Lucy Hone, une psychologue néo-zélandaise ayant travaillé avec les survivants du tremblement de terre de Christchurch en 2011, suggère que la visibilité constitue l’une des clés de la résilience des sociétés : « Ne pas se voir représenté dans la société, que ce soit en raison de sa race, de sa sexualité ou d’une maladie mentale, nuit à la résilience. » Lorsque les sociétés sont plus résilientes, tout comme les individus, elles sont mieux en mesure de faire face aux crises, de mobiliser rapidement les ressources, de protéger les membres vulnérables et l’économie – et de se faire davantage confiance.
Exercices de résilience efficaces
Les trois sens
Anxiété Canada suggère cet exercice pour être plus calme, plus attentif et plus concentré sur le présent. Essayez-le la prochaine fois que vous vous sentirez irrité par quelque chose d’impossible à changer, comme au moment de faire la queue dans une file d’attente. Respirez lentement et profondément et posez-vous la question : quelles sont trois choses que je peux entendre maintenant? Quelles sont trois choses que je peux voir? Quelles sont trois choses que je peux ressentir?
Journal de gratitude
Mettez-vous au défi d’écrire chaque jour au sujet de trois à cinq choses pour lesquelles vous êtes reconnaissant ou qui se sont bien passées – de petites choses, comme une chaise confortable ou le fait d’avoir attrapé un autobus de justesse. Après avoir effectué cet exercice, un groupe d’étude composé de personnes souffrant de maladies débilitantes et permanentes est devenu plus optimiste et plus satisfait, et a mieux dormi.

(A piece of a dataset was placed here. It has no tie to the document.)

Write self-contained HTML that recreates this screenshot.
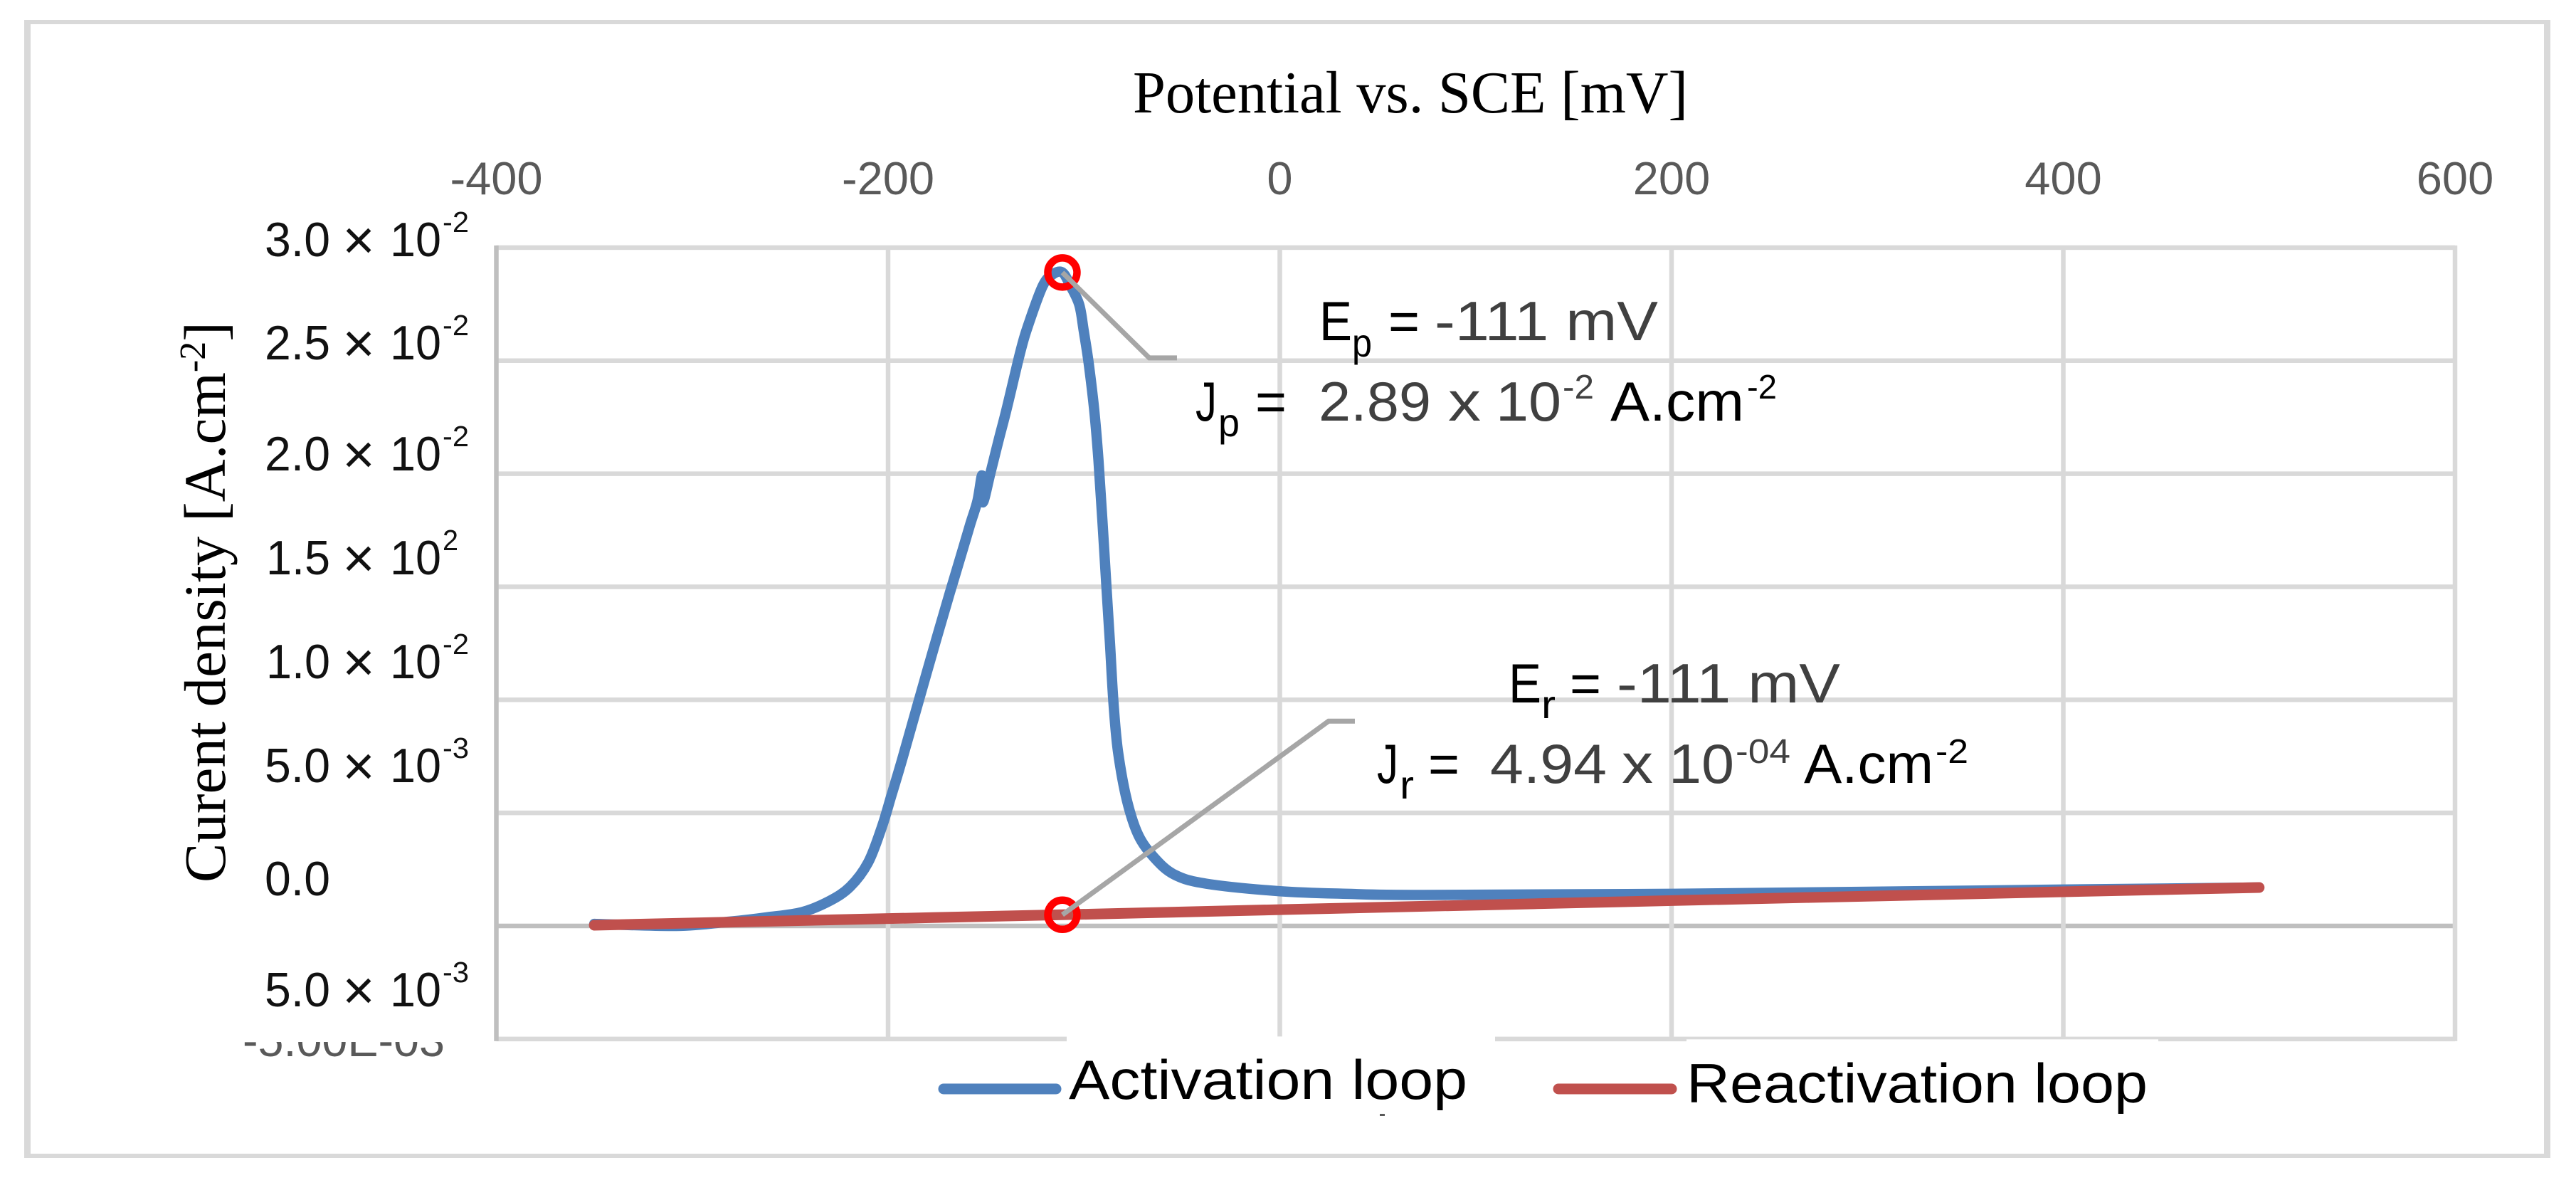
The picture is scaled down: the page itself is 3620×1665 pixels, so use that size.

Une autre étude a demandé à des étudiants d’écrire chaque jour cinq lignes sur quelque chose de positif. Il s’avère que plus votre gratitude est précise et détaillée, mieux c’est.
Le meilleur de soi
Chaque jour, pensez à un aspect de votre vie – santé, relations, loisirs – et imaginez exactement à quoi cela ressemblerait dans le meilleur avenir possible. Consacrez 15 minutes à écrire un texte détaillé.
Cet exercice peut améliorer votre humeur et votre motivation. Dans certaines études, des patients souffrant de douleurs chroniques qui ont pratiqué cet exercice pendant plusieurs semaines ont vu leurs symptômes diminuer.